What you need to do: Using the material below, repeat exactly the lines from the one with "Generate a web" through the one with "60, 70, 100];", ends included, without any images.

--- start Source records ---

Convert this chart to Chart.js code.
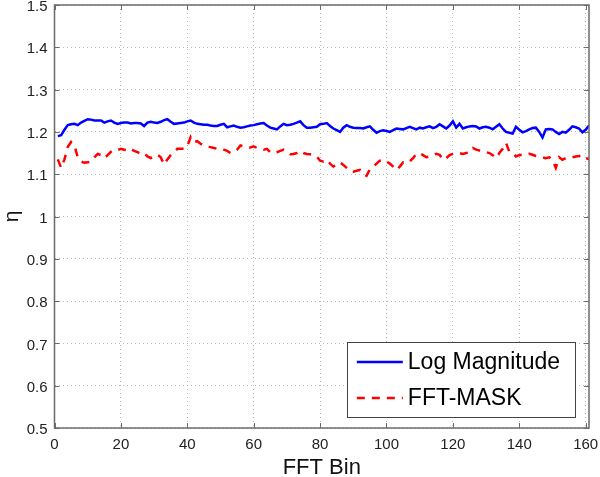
<!DOCTYPE html>
<html>
<head>
<meta charset="utf-8">
<script src="https://cdn.jsdelivr.net/npm/chart.js@4.4.0/dist/chart.umd.min.js"></script>
<style>
html,body{margin:0;padding:0;background:#fff;}
canvas{display:block;}
</style>
</head>
<body>
<canvas id="c" width="600" height="477"></canvas>
<script>
// ---- data ----
const bins = Array.from({length:161}, (_, i) => i + 1);
const logMagnitude = [
1.190,1.192,1.205,1.216,1.218,1.219,1.216,1.222,1.226,1.230,
1.229,1.227,1.227,1.227,1.222,1.225,1.227,1.222,1.219,1.221,
1.222,1.222,1.220,1.221,1.221,1.220,1.214,1.222,1.224,1.222,
1.221,1.224,1.228,1.230,1.224,1.219,1.220,1.221,1.222,1.225,
1.227,1.222,1.219,1.218,1.217,1.217,1.215,1.214,1.214,1.217,
1.219,1.211,1.213,1.215,1.212,1.210,1.211,1.213,1.215,1.216,
1.218,1.220,1.221,1.215,1.210,1.208,1.206,1.213,1.219,1.216,
1.217,1.219,1.222,1.225,1.216,1.210,1.210,1.211,1.212,1.218,
1.219,1.221,1.214,1.208,1.204,1.200,1.210,1.216,1.212,1.210,
1.209,1.209,1.208,1.211,1.213,1.205,1.198,1.202,1.204,1.202,
1.200,1.204,1.208,1.207,1.206,1.209,1.212,1.209,1.206,1.210,
1.208,1.211,1.213,1.209,1.212,1.218,1.213,1.208,1.215,1.225,
1.210,1.219,1.208,1.211,1.213,1.214,1.213,1.208,1.211,1.212,
1.210,1.206,1.212,1.218,1.208,1.200,1.198,1.196,1.212,1.205,
1.199,1.202,1.206,1.209,1.210,1.200,1.187,1.206,1.207,1.206,
1.200,1.195,1.200,1.198,1.205,1.213,1.211,1.208,1.199,1.205,
1.215];
const fftMask = [
1.135,1.115,1.135,1.165,1.176,1.168,1.140,1.130,1.127,1.128,
1.130,1.140,1.148,1.145,1.138,1.145,1.153,1.158,1.157,1.160,
1.158,1.156,1.160,1.155,1.152,1.148,1.150,1.142,1.138,1.142,
1.146,1.140,1.123,1.135,1.145,1.152,1.160,1.160,1.160,1.165,
1.188,1.176,1.178,1.172,1.168,1.165,1.164,1.162,1.160,1.160,
1.158,1.155,1.150,1.152,1.158,1.168,1.166,1.164,1.163,1.166,
1.162,1.159,1.158,1.160,1.152,1.150,1.152,1.155,1.158,1.153,
1.147,1.148,1.150,1.155,1.150,1.148,1.147,1.145,1.142,1.132,
1.130,1.134,1.125,1.118,1.122,1.128,1.122,1.115,1.108,1.106,
1.108,1.110,1.100,1.096,1.112,1.118,1.125,1.132,1.134,1.130,
1.125,1.118,1.110,1.118,1.128,1.126,1.130,1.138,1.148,1.150,
1.145,1.140,1.142,1.145,1.148,1.146,1.134,1.138,1.145,1.148,
1.150,1.150,1.148,1.150,1.152,1.162,1.158,1.156,1.155,1.152,
1.150,1.145,1.138,1.150,1.160,1.174,1.153,1.150,1.142,1.145,
1.146,1.146,1.148,1.146,1.143,1.142,1.140,1.138,1.140,1.134,
1.115,1.140,1.134,1.138,1.140,1.140,1.142,1.143,1.145,1.138,
1.136];
const xTicks = [0,20,40,60,80,100,120,140,160];
const yTicks = [0.5,0.6,0.7,0.8,0.9,1,1.1,1.2,1.3,1.4,1.5];
const seriesLabels = ['Log Magnitude', 'FFT-MASK'];
const xTitle = 'FFT Bin';
const yTitle = 'η';

// ---- chart ----
const FONT = '"Liberation Sans", Arial, sans-serif';
const AXIS_COLOR = '#6b6b6b';

const boxPlugin = {
  id: 'matlabBox',
  afterDatasetsDraw(chart) {
    const {ctx, chartArea: a, scales} = chart;
    ctx.save();
    // inward ticks
    ctx.strokeStyle = AXIS_COLOR;
    ctx.lineWidth = 1;
    const L = 5;
    ctx.beginPath();
    xTicks.forEach(v => {
      const x = Math.round(scales.x.getPixelForValue(v)) + 0.5;
      ctx.moveTo(x, a.bottom); ctx.lineTo(x, a.bottom - L);
      ctx.moveTo(x, a.top); ctx.lineTo(x, a.top + L);
    });
    yTicks.forEach(v => {
      const y = Math.round(scales.y.getPixelForValue(v)) + 0.5;
      ctx.moveTo(a.left, y); ctx.lineTo(a.left + L, y);
      ctx.moveTo(a.right, y); ctx.lineTo(a.right - L, y);
    });
    ctx.stroke();
    // box
    ctx.lineWidth = 1.5;
    ctx.strokeStyle = AXIS_COLOR;
    ctx.strokeRect(a.left, a.top, a.right - a.left, a.bottom - a.top);

    // legend inside plot
    const ds = chart.data.datasets;
    ctx.font = '23px ' + FONT;
    let tw = 0;
    ds.forEach(d => { tw = Math.max(tw, ctx.measureText(d.label).width); });
    const sample = 46, gap = 5, padL = 10, padR = 15, rowH = 36, padT = 2;
    const w = padL + sample + gap + tw + padR;
    const h = rowH * ds.length + padT + 1;
    const bx = a.right - 14 - w, by = a.bottom - 11 - h;
    ctx.fillStyle = '#fff';
    ctx.fillRect(bx, by, w, h);
    ctx.lineWidth = 1;
    ctx.strokeStyle = '#444';
    ctx.strokeRect(Math.round(bx) + 0.5, Math.round(by) + 0.5, Math.round(w), Math.round(h));
    ds.forEach((d, i) => {
      const cy = by + padT + rowH * i + rowH / 2;
      ctx.beginPath();
      ctx.strokeStyle = d.borderColor;
      ctx.lineWidth = d.borderWidth;
      ctx.setLineDash(d.borderDash || []);
      ctx.moveTo(bx + padL, cy); ctx.lineTo(bx + padL + sample, cy);
      ctx.stroke();
      ctx.setLineDash([]);
      ctx.fillStyle = '#000';
      ctx.textBaseline = 'middle';
      ctx.textAlign = 'left';
      ctx.fillText(d.label, bx + padL + sample + gap, cy + 1);
    });
    ctx.restore();
  }
};

new Chart(document.getElementById('c'), {
  type: 'line',
  data: {
    labels: bins,
    datasets: [
      {
        label: seriesLabels[0],
        data: bins.map((b, i) => ({x: b, y: logMagnitude[i]})),
        borderColor: '#0000ff',
        borderWidth: 2.5,
        pointRadius: 0,
        tension: 0,
        fill: false
      },
      {
        label: seriesLabels[1],
        data: bins.map((b, i) => ({x: b, y: fftMask[i]})),
        borderColor: '#ff0000',
        borderWidth: 2.5,
        borderDash: [8, 7],
        pointRadius: 0,
        tension: 0,
        fill: false
      }
    ]
  },
  options: {
    responsive: false,
    animation: false,
    devicePixelRatio: 1,
    layout: {padding: {top: 5, right: 11, left: 0, bottom: 0}},
    plugins: {legend: {display: false}, tooltip: {enabled: false}},
    scales: {
      x: {
        type: 'linear',
        min: 0,
        max: 161,
        afterBuildTicks: s => { s.ticks = xTicks.map(v => ({value: v})); },
        afterFit: s => { s.height = 49; s.paddingRight = 0; s.paddingLeft = 0; },
        grid: {
          color: '#b8b8b8',
          lineWidth: 1,
          drawTicks: false,
          tickLength: 0
        },
        border: {display: false, dash: [1, 3]},
        ticks: {
          color: '#222',
          font: {size: 15, family: FONT},
          padding: 8,
          maxRotation: 0,
          autoSkip: false
        },
        title: {
          display: true,
          text: xTitle,
          color: '#111',
          font: {size: 22, family: FONT, lineHeight: 0.85},
          padding: {top: 0, bottom: 0}
        }
      },
      y: {
        type: 'linear',
        min: 0.5,
        max: 1.5,
        afterBuildTicks: s => { s.ticks = yTicks.map(v => ({value: v})); },
        afterFit: s => { s.width = 54.5; s.paddingTop = 0; s.paddingBottom = 0; },
        grid: {
          color: '#b8b8b8',
          lineWidth: 1,
          drawTicks: false,
          tickLength: 0
        },
        border: {display: false, dash: [1, 3]},
        ticks: {
          color: '#222',
          font: {size: 15, family: FONT},
          padding: 7,
          labelOffset: 2,
          callback: v => String(Math.round(v * 10) / 10)
        },
        title: {
          display: true,
          text: yTitle,
          color: '#111',
          font: {size: 21, family: FONT},
          padding: {top: 0, bottom: 0}
        }
      }
    }
  },
  plugins: [boxPlugin]
});
</script>
</body>
</html>
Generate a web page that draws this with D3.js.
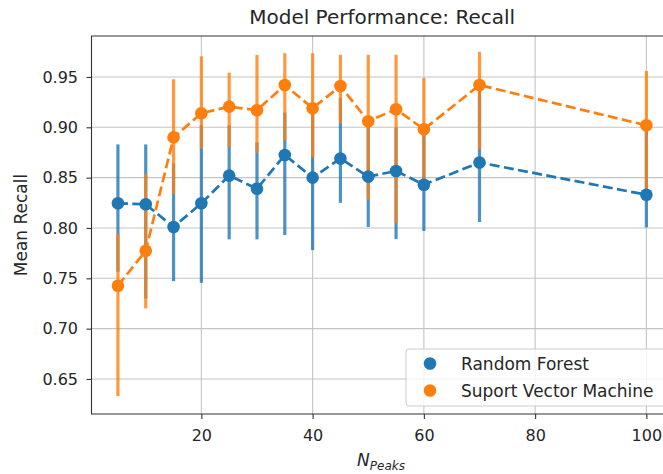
<!DOCTYPE html>
<html>
<head>
<meta charset="utf-8">
<script src="https://cdn.jsdelivr.net/npm/d3@7"></script>
<style>
  body { margin: 0; background: #fff; }
  text { font-family: "DejaVu Sans", sans-serif; fill: #262626; }
</style>
</head>
<body>
<svg id="chart" width="663" height="474"></svg>
<script>
// Number of peaks used as features
const nPeaks = [5, 10, 15, 20, 25, 30, 35, 40, 45, 50, 55, 60, 70, 100];

// Random Forest: mean recall and the lower / upper ends of its error bars
const rfMean = [0.8245, 0.8235, 0.801, 0.8245, 0.852, 0.839, 0.8725, 0.850, 0.869, 0.851, 0.8566, 0.843, 0.865, 0.833];
const rfLow  = [0.7565, 0.730, 0.7472, 0.7455, 0.7887, 0.7887, 0.793, 0.778, 0.825, 0.801, 0.789, 0.797, 0.806, 0.8006];
const rfHigh = [0.883, 0.883, 0.864, 0.902, 0.902, 0.885, 0.9145, 0.915, 0.929, 0.902, 0.900, 0.897, 0.940, 0.900];

// Support Vector Machine: mean recall and error bar ends
const svmMean = [0.7426, 0.7774, 0.890, 0.914, 0.9205, 0.917, 0.942, 0.919, 0.941, 0.906, 0.918, 0.898, 0.942, 0.902];
const svmLow  = [0.633, 0.720, 0.834, 0.879, 0.880, 0.8747, 0.887, 0.870, 0.904, 0.8285, 0.805, 0.848, 0.878, 0.830];
const svmHigh = [0.7946, 0.8536, 0.9477, 0.9705, 0.9543, 0.9719, 0.9736, 0.9736, 0.972, 0.972, 0.972, 0.949, 0.975, 0.956];

const seriesNames = ["Random Forest", "Suport Vector Machine"];
const seriesColors = ["#1f77b4", "#ff7f0e"];

const xTicks = [20, 40, 60, 80, 100];
const yTicks = [0.65, 0.70, 0.75, 0.80, 0.85, 0.90, 0.95];

const series = [
  { name: seriesNames[0], color: seriesColors[0], mean: rfMean, low: rfLow, high: rfHigh },
  { name: seriesNames[1], color: seriesColors[1], mean: svmMean, low: svmLow, high: svmHigh }
].map(s => ({ ...s, pts: nPeaks.map((n, i) => ({ n, m: s.mean[i], lo: s.low[i], hi: s.high[i] })) }));

const svg = d3.select("#chart");
const plotL = 91.5, plotR = 672.8, plotT = 36, plotB = 414;

const x = d3.scaleLinear().domain([0.25, 104.75]).range([plotL, plotR]);
const y = d3.scaleLinear().domain([0.6152, 0.9907]).range([plotB, plotT]);

// grid
const grid = svg.append("g");
grid.selectAll("line.gx").data(xTicks).join("line")
  .attr("x1", d => x(d)).attr("x2", d => x(d)).attr("y1", plotT).attr("y2", plotB)
  .attr("stroke", "#c4c4c4").attr("stroke-width", 1.1);
grid.selectAll("line.gy").data(yTicks).join("line")
  .attr("x1", plotL).attr("x2", plotR).attr("y1", d => y(d)).attr("y2", d => y(d))
  .attr("stroke", "#c4c4c4").attr("stroke-width", 1.1);

// error bars for both series first
series.forEach(s => {
  svg.append("g").selectAll("line").data(s.pts).join("line")
    .attr("x1", d => x(d.n)).attr("x2", d => x(d.n))
    .attr("y1", d => y(d.lo)).attr("y2", d => y(d.hi))
    .attr("stroke", s.color).attr("stroke-opacity", 0.8).attr("stroke-width", 3.2);
});

// dashed lines and markers
const line = d3.line().x(d => x(d.n)).y(d => y(d.m));
series.forEach(s => {
  svg.append("path").datum(s.pts).attr("d", line)
    .attr("fill", "none").attr("stroke", s.color).attr("stroke-width", 2.7)
    .attr("stroke-dasharray", "10,4.4");
  svg.append("g").selectAll("circle").data(s.pts).join("circle")
    .attr("cx", d => x(d.n)).attr("cy", d => y(d.m)).attr("r", 6.3)
    .attr("fill", s.color);
});

// axes
const xAxis = svg.append("g").attr("transform", `translate(0,${plotB})`)
  .call(d3.axisBottom(x).tickValues(xTicks).tickSize(5).tickPadding(11).tickFormat(d3.format("d")));
const yAxis = svg.append("g").attr("transform", `translate(${plotL},0)`)
  .call(d3.axisLeft(y).tickValues(yTicks).tickSize(5).tickPadding(8.5).tickFormat(d3.format(".2f")));
[xAxis, yAxis].forEach(a => {
  a.select(".domain").remove();
  a.selectAll(".tick line").attr("stroke", "#333").attr("stroke-width", 1.1);
  a.selectAll(".tick text").attr("font-size", 16).attr("font-family", "DejaVu Sans").attr("fill", "#262626");
});

// spines (right one falls beyond the canvas)
svg.append("path")
  .attr("d", `M${plotR},${plotT}H${plotL}V${plotB}H${plotR}V${plotT}`)
  .attr("fill", "none").attr("stroke", "#333").attr("stroke-width", 1.1);

// title and axis labels
svg.append("text").attr("x", (plotL + plotR) / 2).attr("y", 24).attr("text-anchor", "middle")
  .attr("font-size", 20).text("Model Performance: Recall");

svg.append("text").attr("transform", `translate(27,${(plotT + plotB) / 2}) rotate(-90)`)
  .attr("text-anchor", "middle").attr("font-size", 17).text("Mean Recall");

const xl = svg.append("text").attr("x", 381).attr("y", 466).attr("text-anchor", "middle");
xl.append("tspan").attr("font-size", 17).attr("font-style", "italic").text("N");
xl.append("tspan").attr("font-size", 12).attr("font-style", "italic").attr("dy", 4).text("Peaks");

// legend
const lg = svg.append("g").attr("transform", "translate(406,349)");
lg.append("rect").attr("width", 260).attr("height", 57).attr("rx", 3)
  .attr("fill", "#fff").attr("fill-opacity", 0.8).attr("stroke", "#cccccc").attr("stroke-width", 1);
series.forEach((s, i) => {
  const row = lg.append("g").attr("transform", `translate(0,${14.5 + i * 27})`);
  row.append("circle").attr("cx", 24).attr("cy", 0).attr("r", 6.3).attr("fill", s.color);
  row.append("text").attr("x", 55).attr("y", 0).attr("dy", "0.36em").attr("font-size", 17).text(s.name);
});
</script>
</body>
</html>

--- end Source records ---

Exercise response:
Generate a web page that draws this with D3.js.
<!DOCTYPE html>
<html>
<head>
<meta charset="utf-8">
<script src="https://cdn.jsdelivr.net/npm/d3@7"></script>
<style>
  body { margin: 0; background: #fff; }
  text { font-family: "DejaVu Sans", sans-serif; fill: #262626; }
</style>
</head>
<body>
<svg id="chart" width="663" height="474"></svg>
<script>
// Number of peaks used as features
const nPeaks = [5, 10, 15, 20, 25, 30, 35, 40, 45, 50, 55, 60, 70, 100];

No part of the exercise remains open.